I salute Antoine Walker for his foul on Dirk Nowitski. Toine hit him hard, harder than necessary. It was a flagrant foul, but he didn't try to put Dirk out of the game. What happened to the day when one could send a message with a hard foul without Stu Jackson banishing the offender to the island prison from the Ray Liotta film No Escape? And if poor Dirk is traumatized, he can just cry like a little girl and Mark Cuban will make it all better.

I can't decide what scandalizes me more, so here are the two top contenders in no particular order. I don't know if you saw on PTI or read in the Globe, but the Boston Red Sox announced that Wise Food Inc. is now the Official Potato Chip and Cheez Doodle Sponsor of the local professional baseball concern. There are so many things about this that upset me, I hardly know where to begin.

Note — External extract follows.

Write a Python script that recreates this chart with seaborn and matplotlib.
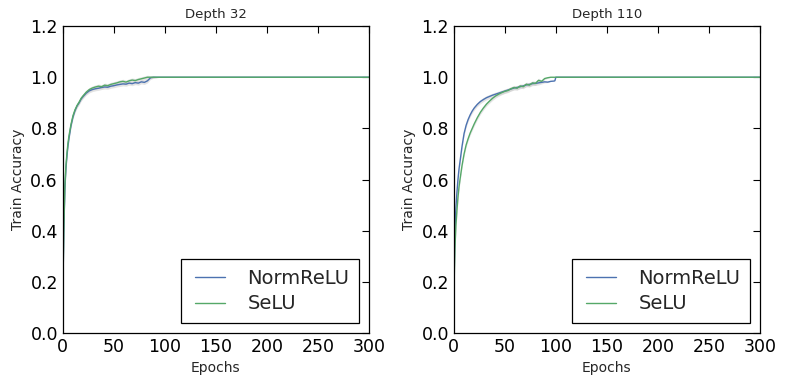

First, does the "cute" misspelling of cheese open the door for the Red Sox to create partnerships with any number of companies that produce said product and employ any conceivable permutations of cheese and doodle in their logos? Second, is it that much of a stretch to make ends meet at Fenway that they need to do this? Third, why Wise? When I told a friend about this story, he mentioned Vincent's or Boyd's because I had forgotten for a moment the name of the company involved. His rationale was that those are both local companies. John Henry is always willing to go the extra mile to forge connections with the local business community. After all, Wise is almost a local company. The company's headquarters is about 15 minutes away (by SR-71) in Berwick, PA.

This brings me to the other of my main sources of irritation on the evening. When I heard this story, I immediately thought of a line from the the movie Miller's Crossing. Gabriel Byrne's character tells one of the other characters "if there was a market for little old ladies, you'd have Grandma Bernbaum first in line." That sums up the John Henry business model. Any way to squeeze a red cent out of this team, its properties, its trademarks and its fans is acceptable.

It bothers me, not that they have an official snack food company, but that they narrow it down to that extent. I await the day when they sign a deal with Pringles, since I'm sure the tube based potato crisp falls outside the rubrics of their agreement with Wise. But I'm also irritated by the fact that I could swear I used that Miller's Crossing reference before, but I couldn't find it by googling the blog or checking the tags. I suppose I could look some more, but I'm tired. It's time to sign off.

P.S. If I end up in the trunk of a car in the weeds three weeks from now, you'll know that I might have one more reader than I think I have at this point. I'm not saying I told someone that she was the reason God made Oklahoma when I was intoxicated, but I might have. All I can say is, I'm sorry. Nothing I say when I'm drunk can be held against me. Just look through the back numbers of this blog to find the "this will make us all soldiers" that very nearly makes me sick to my stomach with confusion and shame when I think about it. But I'm not admitting anything.

And another thing - the simple fact that I'm paranoid doesn't mean that I'm wrong. After all, Richard Nixon was paranoid. But people were out to get him. They must have been, because they got him in the end.